In this project we target the synthesis of molecular rare earth qubits and single-molecule magnets (SMMs). Recently at Manchester we have developed a new synthetic methodology to prepare dicationic rare earth compounds bound by only one anionic ligand and haloarene solvents; we have also shown that salt metathesis reactions of bulky alkali metal ligand transfer agents with such compounds proceed remarkably cleanly as fluorobenzene is easily displaced (Chem. Sci., 2025, 16, 610. DOI:10.1039/D4SC06661H). Here we propose a general method to perform sequential salt metathesis and borohydride abstraction reactions, installing supporting ligands and a weakly coordinating anion to give novel rare earth compounds.

The successful candidate, based in the laboratory of Prof. David Mills and co-supervised by Dr Daniel Lee and Prof. Eric McInnes, will synthesise and fully characterise a novel, exciting series of highly air- and moisture-sensitive rare earth compounds. These compounds will be studied by a wide variety of techniques including solid-state NMR spectroscopy, continuous wave and pulsed EPR spectroscopy, SQUID magnetometry, luminescence, X-ray absorption spectroscopy, and ab initio calculations. We will determine relaxation times of rare earth qubits and SMMs in different matrices as the necessary first step towards their application in devices.

Applicants are expected to hold, or about to obtain, a minimum upper second-class undergraduate degree (or the overseas equivalent) in Chemistry. A Masters degree in a relevant subject and experience in practical synthetic inorganic chemistry or organometallic chemistry, especially air-sensitive chemistry (Schlenk lines and glove boxes) would be advantageous, although training will be provided.

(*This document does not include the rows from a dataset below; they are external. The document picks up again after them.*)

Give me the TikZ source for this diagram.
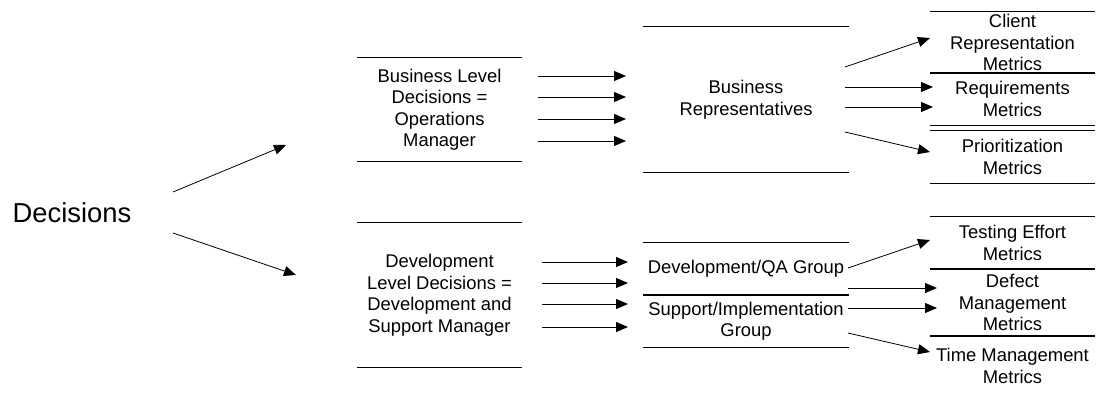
\documentclass[tikz,border=0pt]{standalone}
\usepackage{fontspec}
\setmainfont{Liberation Sans}
\usetikzlibrary{arrows.meta}
\usetikzlibrary{positioning}

\begin{document}
\begin{tikzpicture}[x=1pt,y=-1pt,
  every node/.style={align=center,inner sep=0pt,font=\fontsize{18.4}{21.5}\selectfont},
  lvl/.style={minimum width=165pt},
  grp/.style={minimum width=206pt},
  met/.style={minimum width=165pt},
  arr/.style={-{Triangle[length=12pt,width=10pt]},line width=0.8pt}]
  \useasboundingbox (0,0) rectangle (1096,396);

  \node[font=\fontsize{27.4}{32}\selectfont] (dec) at (72,213) {Decisions};

  \node[lvl,minimum height=103pt] (bld) at (439.5,109.5) {Business Level\\Decisions =\\Operations\\Manager};
  \node[lvl,minimum height=144pt] (dld) at (439.5,295) {Development\\Level Decisions =\\Development and\\Support Manager};

  \node[grp,minimum height=145pt] (brep) at (746,99.5) {Business\\Representatives};
  \node[grp,minimum height=52pt] (devqa) at (746,269) {Development/QA Group};
  \node[grp,minimum height=52pt] (supimp) at (746,321) {Support/Implementation\\Group};

  \node[met,minimum height=61pt] (client) at (1012.5,42.5) {Client\\Representation\\Metrics};
  \node[met,minimum height=52pt] (req) at (1012.5,99) {Requirements\\Metrics};
  \node[met,minimum height=52pt] (prio) at (1012.5,157) {Prioritization\\Metrics};
  \node[met,minimum height=52pt] (test) at (1012.5,243) {Testing Effort\\Metrics};
  \node[met,minimum height=67pt] (defect) at (1012.5,302.5) {Defect\\Management\\Metrics};
  \node[met,minimum height=60pt] (time) at (1012.5,366) {Time Management\\Metrics};

  % rules above and below the boxes
  \foreach \n in {bld,dld,brep,devqa,supimp,client,req,prio,test,defect}
    \draw[line width=0.8pt] (\n.north west) -- (\n.north east) (\n.south west) -- (\n.south east);
  \draw[line width=0.8pt] (time.north west) -- (time.north east);

  % arrows
  \coordinate (dup) at (173,192); \coordinate (dupe) at (286,145);
  \coordinate (dlo) at (173,233); \coordinate (dloe) at (296,275);
  \draw[arr] (dup) -- (dupe);
  \draw[arr] (dlo) -- (dloe);

  \foreach \y [count=\i] in {76,97,119,141} {
    \coordinate (bs\i) at (538,\y); \coordinate (be\i) at (626,\y);
    \draw[arr] (bs\i) -- (be\i);
  }
  \foreach \y [count=\i] in {262,283,304,327} {
    \coordinate (ds\i) at (542,\y); \coordinate (de\i) at (628,\y);
    \draw[arr] (ds\i) -- (de\i);
  }

  \coordinate (r1) at (845,67);  \coordinate (r1e) at (930,38);
  \coordinate (r2) at (845,87);  \coordinate (r2e) at (933,87);
  \coordinate (r3) at (845,107); \coordinate (r3e) at (933,107);
  \coordinate (r4) at (845,132); \coordinate (r4e) at (930,152);
  \foreach \i in {1,...,4} \draw[arr] (r\i) -- (r\i e);

  \coordinate (g1) at (848,268); \coordinate (g1e) at (930,240);
  \coordinate (g2) at (848,288); \coordinate (g2e) at (937,288);
  \coordinate (g3) at (848,308); \coordinate (g3e) at (937,308);
  \coordinate (g4) at (848,333); \coordinate (g4e) at (930,352);
  \foreach \i in {1,...,4} \draw[arr] (g\i) -- (g\i e);
\end{tikzpicture}
\end{document}
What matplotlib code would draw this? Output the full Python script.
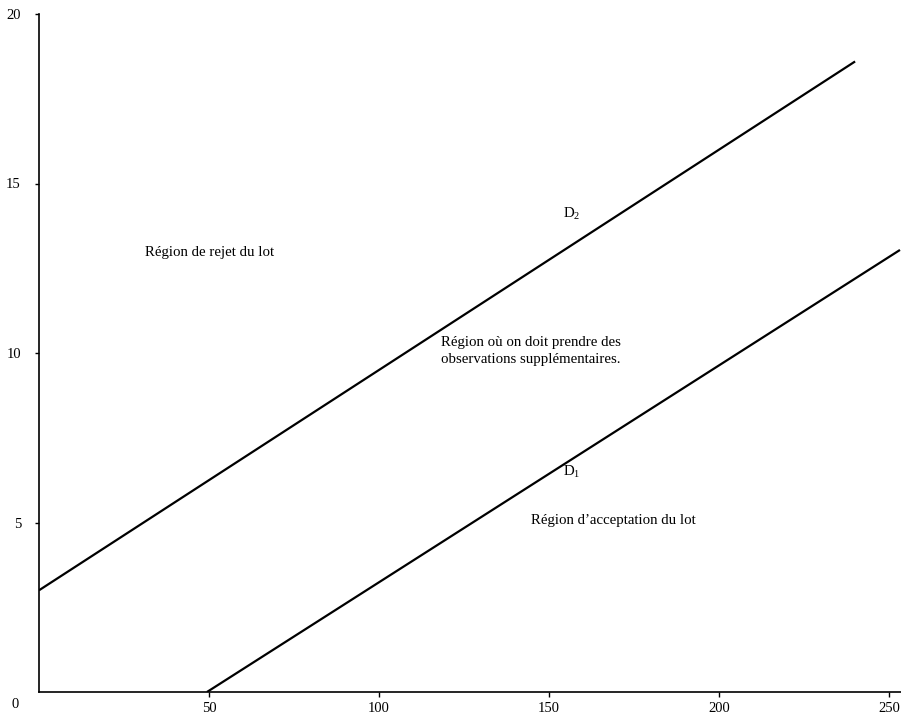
import matplotlib.pyplot as plt

plt.rcParams['font.family'] = ['Liberation Serif', 'DejaVu Serif']
plt.rcParams['mathtext.fontset'] = 'custom'
plt.rcParams['mathtext.rm'] = 'Liberation Serif'
plt.rcParams['mathtext.it'] = 'Liberation Serif:italic'

# droites de decision
d2_x = [0, 240]
d2_y = [3.0, 18.6]
d1_x = [49.4, 253.2]
d1_y = [0.0, 13.04]

x_ticks = [50, 100, 150, 200, 250]
y_ticks = [5, 10, 15, 20]

fig = plt.figure(figsize=(9.01, 7.15), dpi=100)
ax = fig.add_axes([39 / 901, 23 / 715, 862 / 901, 678 / 715])

ax.plot(d2_x, d2_y, color='black', lw=1.6, solid_capstyle='butt')
ax.plot(d1_x, d1_y, color='black', lw=1.6, solid_capstyle='butt')

ax.set_xlim(0, 253.5)
ax.set_ylim(0, 20)
ax.set_xticks(x_ticks)
ax.set_yticks(y_ticks)
ax.set_xticklabels([str(v) for v in x_ticks])
ax.set_yticklabels([str(v) for v in y_ticks])

for s in ('top', 'right'):
    ax.spines[s].set_visible(False)
for s in ('left', 'bottom'):
    ax.spines[s].set_linewidth(1.2)

ax.tick_params(axis='x', direction='out', length=3.6, width=1.0, pad=3.5, labelsize=10.5)
ax.tick_params(axis='y', direction='out', length=3, width=1.0, pad=10, labelsize=10.5)

ax.text(-24 / 862, -13 / 678, '0', transform=ax.transAxes, fontsize=10.5,
        ha='center', va='center')

fs = 10.7
ax.text(31.2, 12.95, 'Région de rejet du lot', fontsize=fs, ha='left', va='center')
ax.text(118.2, 10.06, 'Région où on doit prendre des\nobservations supplémentaires.',
        fontsize=fs, ha='left', va='center', linespacing=1.4)
ax.text(154, 14.1, r'D$_2$', fontsize=fs, ha='left', va='center')
ax.text(154, 6.5, r'D$_1$', fontsize=fs, ha='left', va='center')
ax.text(144.7, 5.07, 'Région d’acceptation du lot', fontsize=fs, ha='left', va='center')

fig.savefig('out.png', dpi=100)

Before you apply, please contact the supervisors for this project; Prof David Mills - david.mills@manchester.ac.uk, Dr Lee - daniel.lee@manchester.ac.uk and Prof McInnes - Eric.mcinnes@manchester.ac.uk. Please include details of your current level of study, academic background and any relevant experience and include a paragraph about your motivation to study this PhD project.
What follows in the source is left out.